GE Aviation has successfully tested the world’s first non-static set of light-weight, ceramic matrix composite parts.
The company ran the low-pressure turbine blades in an F414 turbofan demonstrator engine designed to further validate the heat-resistant material for high-stress operation in GE’s next-generation Adaptive Engine Technology Demonstrator program, currently in development with the United States Air Force Research Lab.
The introduction of rotating Ceramic Matrix Composite or CMC components into the hottest and hardest-working sections of jet engines represents a significant technology breakthrough for GE. Prior to the F414 CMC demonstrator, successful CMC applications were limited to static parts, like the high pressure turbine shroud that will be installed on the LEAP engine, currently in development for the Airbus 320neo, Boeing 737 MAX and the COMAC (CHINA) C919 aircraft.
The F414 CMC test endured 500 cycles and validated the unprecedented temperature and durability of the lightweight turbine blades made from heat resistant ceramic matrix composites. The successful tests will lead to expansive deployment of the advanced manufacturing material in GE’s adaptive cycle combat engine and next-gen commercial engines.
Because the rotating turbine blades made from CMCs are one-third the weight of conventional nickel alloys used in the high-stress turbine, they allow GE to reduce the size and weight of the metal disks to which the CMCs system is connected.
Jonathan Blank, general manager of CMC and advanced polymer matrix composite research at GE Aviation said;
Going from nickel alloys to rotating ceramics inside the engine is the really big jump. But this is pure mechanics. The lighter blades generate smaller centrifugal force, which means that you can slim down the disk, bearings and other parts. CMCs allow for a revolutionary change in jet engine design.
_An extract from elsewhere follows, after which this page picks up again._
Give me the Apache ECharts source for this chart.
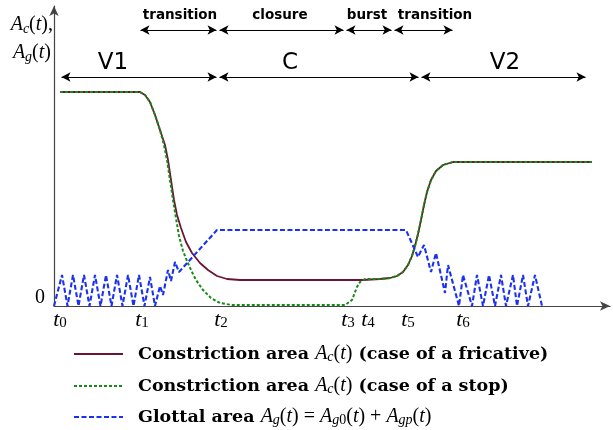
<!DOCTYPE html>
<html><head><meta charset="utf-8">
<script src="https://cdn.jsdelivr.net/npm/echarts@6/dist/echarts.min.js"></script>
<style>html,body{margin:0;padding:0;background:#fff}#c{width:613px;height:430px}</style>
</head><body><div id="c"></div>
<script>
// Constriction area, fricative
const fricX = [6,86,91,96,101,106,111,114,117,120,123,127,132,138,146,154,163,173,186,246,309,326,336,343,349,354,358,361,364,367,370,373,377,382,389,399,538];
const fricY = [214,214,211,204,191,176,161,146,126,106,91,78,64,53,43,36,30,27,26,26,26,27,28,30,34,41,50,60,72,86,101,114,126,135,141,144,144];
// Constriction area, stop
const stopX = [6,86,91,96,101,106,110,113,116,119,122,125,129,133,137,142,149,157,166,178,291,298,303,306,311,326,336,343,349,354,358,361,364,367,370,373,377,382,389,399,538];
const stopY = [214,214,211,204,191,176,161,146,126,106,88,70,55,45,36,26,16,8,3,1,1,6,19,24,27,27,28,30,34,41,50,60,72,86,101,114,126,135,141,144,144];
// Glottal area
const glotX = [0,8,13.5,19,24.5,30,35.5,41,46.5,52,57.5,63,68.5,74,79.5,85,90.5,96,101,106,109,114,117,121,125,163,352,364,370,377,382,391,394,405,409,418,423,429,435,441,447,452,459,463,469,474,481,488];
const glotY = [0,31,0,31,0,31,0,31,0,31,0,31,0,31,0,31,0,29,0,20,11,36,25,44,34,76,76,49,61,34,53,13,41,0,31,0,31,0,31,0,31,0,31,0,31,0,31,0];
// time ticks
const tickVals = [6,88,167,294,314,354,409];
const tickNames = ['0','1','2','3','4','5','6'];
// phase annotations
const topBounds = [85,164,291,339,400];
const topLabels = ['transition','closure','burst','transition'];
const topLabelX = [126,226,313,381];
const lowBounds = [6,164,366,533];
const lowLabels = ['V1','C','V2'];
const lowLabelX = [59,236,451];
const topY = 276, topTextY = 291, lowY = 229, lowTextY = 243;

const mathFont = '"Liberation Serif", "DejaVu Serif", serif';
function seg(arr, y){
  const out = [];
  for (let i = 0; i < arr.length - 1; i++) {
    out.push([{coord:[arr[i] + 1.5, y]}, {coord:[arr[i+1] - 1.5, y]}]);
  }
  return out;
}
const marks = [];
topLabels.forEach((t,i)=>marks.push({coord:[topLabelX[i], topTextY], value:t, label:{fontSize:13.5, fontWeight:'bold'}}));
lowLabels.forEach((t,i)=>marks.push({coord:[lowLabelX[i], lowTextY], value:t, label:{fontSize:23, fontWeight:'normal'}}));

const richMath = {
  b: {fontFamily:'"DejaVu Serif", serif', fontWeight:'bold', fontSize:17.5, lineHeight:20, color:'#000'},
  b0: {fontFamily:'"DejaVu Serif", serif', fontWeight:'bold', fontSize:17.5, lineHeight:20, color:'#000', padding:[0,0,0,10]},
  m: {fontFamily:mathFont, fontStyle:'italic', fontSize:20, lineHeight:20, color:'#000'},
  r: {fontFamily:mathFont, fontSize:20, lineHeight:20, color:'#000'},
  s: {fontFamily:mathFont, fontStyle:'italic', fontSize:14, lineHeight:9, verticalAlign:'bottom', color:'#000'},
  sr: {fontFamily:mathFont, fontSize:14, lineHeight:9, verticalAlign:'bottom', color:'#000'}
};
const legendNames = ['fric','stop','glot'];
const legendTops = [339, 371, 402];
const legendText = {
  fric: '{b0|Constriction area }{m|A}{s|c}{r|(}{m|t}{r|)}{b| (case of a fricative)}',
  stop: '{b0|Constriction area }{m|A}{s|c}{r|(}{m|t}{r|)}{b| (case of a stop)}',
  glot: '{b0|Glottal area }{m|A}{s|g}{r|(}{m|t}{r|) = }{m|A}{s|g}{sr|0}{r|(}{m|t}{r|) + }{m|A}{s|gp}{r|(}{m|t}{r|)}'
};
const zip = (xs, ys) => xs.map((x,i)=>[x, ys[i]]);

const chart = echarts.init(document.getElementById('c'));
chart.setOption({
  animation:false,
  grid:{left:54, right:3, top:6, bottom:124},
  xAxis:{type:'value', min:0, max:556,
    axisLine:{show:true, lineStyle:{color:'#444', width:1.2}, symbol:['none','arrow'], symbolSize:[7,10]},
    axisTick:{show:false}, splitLine:{show:false},
    axisLabel:{customValues:tickVals, margin:3, formatter:(v)=>{const i=tickVals.indexOf(v); return i<0?'':'{t|t}{n|'+tickNames[i]+'}';},
      rich:{t:{fontFamily:mathFont, fontStyle:'italic', fontSize:22, lineHeight:22, color:'#000'},
            n:{fontFamily:mathFont, fontSize:15, lineHeight:10, verticalAlign:'bottom', color:'#000'}}}
  },
  yAxis:{type:'value', min:0, max:300, interval:300,
    axisLine:{show:true, lineStyle:{color:'#444', width:1.2}, symbol:['none','arrow'], symbolSize:[7,10]},
    axisTick:{show:false}, splitLine:{show:false},
    axisLabel:{margin:9, fontFamily:mathFont, fontSize:20, color:'#000', verticalAlign:'bottom', lineHeight:16,
      formatter:(v)=> v===0 ? '0' : ''}
  },
  legend: legendNames.map((n,i)=>({data:[n], orient:'vertical', left:68, top:legendTops[i], itemWidth:49, itemHeight:14,
    itemStyle:{opacity:0}, formatter:(nm)=>legendText[nm], textStyle:{rich:richMath}, selectedMode:false})),
  graphic:[
    {type:'text', x:53, y:25, style:{text:'{m|A}{s|c}{r|(}{m|t}{r|),}', align:'right', verticalAlign:'middle',
      rich:{m:{fontFamily:mathFont, fontStyle:'italic', fontSize:20, lineHeight:22}, r:{fontFamily:mathFont, fontSize:20, lineHeight:22}, s:{fontFamily:mathFont, fontStyle:'italic', fontSize:14, lineHeight:10, verticalAlign:'bottom'}}}},
    {type:'text', x:51, y:53, style:{text:'{m|A}{s|g}{r|(}{m|t}{r|)}', align:'right', verticalAlign:'middle',
      rich:{m:{fontFamily:mathFont, fontStyle:'italic', fontSize:20, lineHeight:22}, r:{fontFamily:mathFont, fontSize:20, lineHeight:22}, s:{fontFamily:mathFont, fontStyle:'italic', fontSize:14, lineHeight:10, verticalAlign:'bottom'}}}}
  ],
  series:[
    {name:'fric', type:'line', data:zip(fricX,fricY), symbol:'none', smooth:false,
      lineStyle:{color:'#6e1433', width:1.8}, itemStyle:{color:'#6e1433'},
      markLine:{silent:true, symbol:['arrow','arrow'], symbolSize:[7,9], label:{show:false},
        lineStyle:{color:'#000', width:1.1, type:'solid'},
        data: seg(topBounds, topY).concat(seg(lowBounds, lowY))},
      markPoint:{silent:true, symbol:'circle', symbolSize:1, itemStyle:{color:'rgba(0,0,0,0)'},
        label:{show:true, position:'inside', color:'#000', fontFamily:'"DejaVu Sans", sans-serif', formatter:(p)=>p.value},
        data: marks}
    },
    {name:'stop', type:'line', data:zip(stopX,stopY), symbol:'none',
      lineStyle:{color:'#168a16', width:2, type:[3,2]}, itemStyle:{color:'#168a16'}},
    {name:'glot', type:'line', data:zip(glotX,glotY), symbol:'none',
      lineStyle:{color:'#1a32f0', width:2.1, type:[5,2.5]}, itemStyle:{color:'#1a32f0'}}
  ]
});
</script>
</body></html>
GE’s adaptive cycle engine will be much more durable than conventional engines because the CMC’s material temperature capability is hundreds of degrees higher than the nickel-based alloys currently being used on both commercial and military engines.
Since it began developing the technology in the early 90’s, GE Aviation has invested more than $1 billion in CMCs, which are made of silicon carbide ceramic fibres and ceramic resin, manufactured by GE facilities in Delaware and North Carolina through a highly sophisticated process and further enhanced with proprietary coatings.